- [EXERCISE DESCRIPTION]
Transcribe the data in full and exactly, omitting any pictures.

* * *

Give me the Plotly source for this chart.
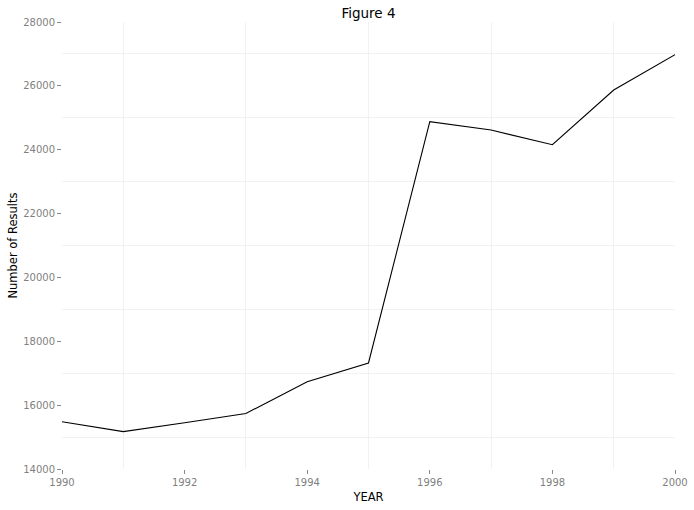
import plotly.graph_objects as go

years = [1990, 1991, 1992, 1993, 1994, 1995, 1996, 1997, 1998, 1999, 2000]
results = [15480, 15170, 15450, 15740, 16730, 17320, 24880, 24615, 24155, 25870, 26975]

x_ticks = [1990, 1992, 1994, 1996, 1998, 2000]
y_ticks = [14000, 16000, 18000, 20000, 22000, 24000, 26000, 28000]

FONT = "DejaVu Sans"

fig = go.Figure()
fig.add_trace(go.Scatter(x=years, y=results, mode="lines",
                         line=dict(color="black", width=1.1), showlegend=False))

fig.update_layout(
    width=694, height=510,
    margin=dict(l=62, r=19, t=22, b=41, autoexpand=False),
    paper_bgcolor="white", plot_bgcolor="white",
    font=dict(family=FONT, color="black"),
    title=dict(text="Figure 4", x=0.5, xanchor="center", y=0.974, yanchor="middle",
               xref="paper", yref="container",
               font=dict(family=FONT, size=13.5, color="black")),
)
fig.update_xaxes(
    range=[1990, 2000], tickvals=x_ticks, ticktext=[str(v) for v in x_ticks],
    showgrid=False, zeroline=False, showline=False, automargin=False,
    ticks="outside", ticklen=4, tickcolor="#8a8a8a", tickwidth=1,
    tickfont=dict(family=FONT, size=10, color="#7f7f7f"),
    title=dict(text="YEAR", font=dict(family=FONT, size=11.5, color="black"), standoff=5),
    minor=dict(tickvals=[1991, 1993, 1995, 1997, 1999], showgrid=True,
               gridcolor="#f2f2f2", gridwidth=1, ticks=""),
)
fig.update_yaxes(
    range=[14000, 28000], tickvals=y_ticks, ticktext=[str(v) for v in y_ticks],
    showgrid=False, zeroline=False, showline=False, automargin=False,
    ticks="outside", ticklen=4, tickcolor="#8a8a8a", tickwidth=1,
    tickfont=dict(family=FONT, size=10, color="#7f7f7f"),
    title=dict(text="Number of Results", font=dict(family=FONT, size=11.5, color="black"), standoff=3),
    minor=dict(tickvals=[15000, 17000, 19000, 21000, 23000, 25000, 27000], showgrid=True,
               gridcolor="#f2f2f2", gridwidth=1, ticks=""),
)

fig.write_html("out.html", config={"displayModeBar": False},
               post_script="document.body.style.margin='0';document.body.style.overflow='hidden';")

* * *

- [THE SOLUTION]
Give me the Plotly source for this chart.
import plotly.graph_objects as go

years = [1990, 1991, 1992, 1993, 1994, 1995, 1996, 1997, 1998, 1999, 2000]
results = [15480, 15170, 15450, 15740, 16730, 17320, 24880, 24615, 24155, 25870, 26975]

x_ticks = [1990, 1992, 1994, 1996, 1998, 2000]
y_ticks = [14000, 16000, 18000, 20000, 22000, 24000, 26000, 28000]

FONT = "DejaVu Sans"

fig = go.Figure()
fig.add_trace(go.Scatter(x=years, y=results, mode="lines",
                         line=dict(color="black", width=1.1), showlegend=False))

fig.update_layout(
    width=694, height=510,
    margin=dict(l=62, r=19, t=22, b=41, autoexpand=False),
    paper_bgcolor="white", plot_bgcolor="white",
    font=dict(family=FONT, color="black"),
    title=dict(text="Figure 4", x=0.5, xanchor="center", y=0.974, yanchor="middle",
               xref="paper", yref="container",
               font=dict(family=FONT, size=13.5, color="black")),
)
fig.update_xaxes(
    range=[1990, 2000], tickvals=x_ticks, ticktext=[str(v) for v in x_ticks],
    showgrid=False, zeroline=False, showline=False, automargin=False,
    ticks="outside", ticklen=4, tickcolor="#8a8a8a", tickwidth=1,
    tickfont=dict(family=FONT, size=10, color="#7f7f7f"),
    title=dict(text="YEAR", font=dict(family=FONT, size=11.5, color="black"), standoff=5),
    minor=dict(tickvals=[1991, 1993, 1995, 1997, 1999], showgrid=True,
               gridcolor="#f2f2f2", gridwidth=1, ticks=""),
)
fig.update_yaxes(
    range=[14000, 28000], tickvals=y_ticks, ticktext=[str(v) for v in y_ticks],
    showgrid=False, zeroline=False, showline=False, automargin=False,
    ticks="outside", ticklen=4, tickcolor="#8a8a8a", tickwidth=1,
    tickfont=dict(family=FONT, size=10, color="#7f7f7f"),
    title=dict(text="Number of Results", font=dict(family=FONT, size=11.5, color="black"), standoff=3),
    minor=dict(tickvals=[15000, 17000, 19000, 21000, 23000, 25000, 27000], showgrid=True,
               gridcolor="#f2f2f2", gridwidth=1, ticks=""),
)

fig.write_html("out.html", config={"displayModeBar": False},
               post_script="document.body.style.margin='0';document.body.style.overflow='hidden';")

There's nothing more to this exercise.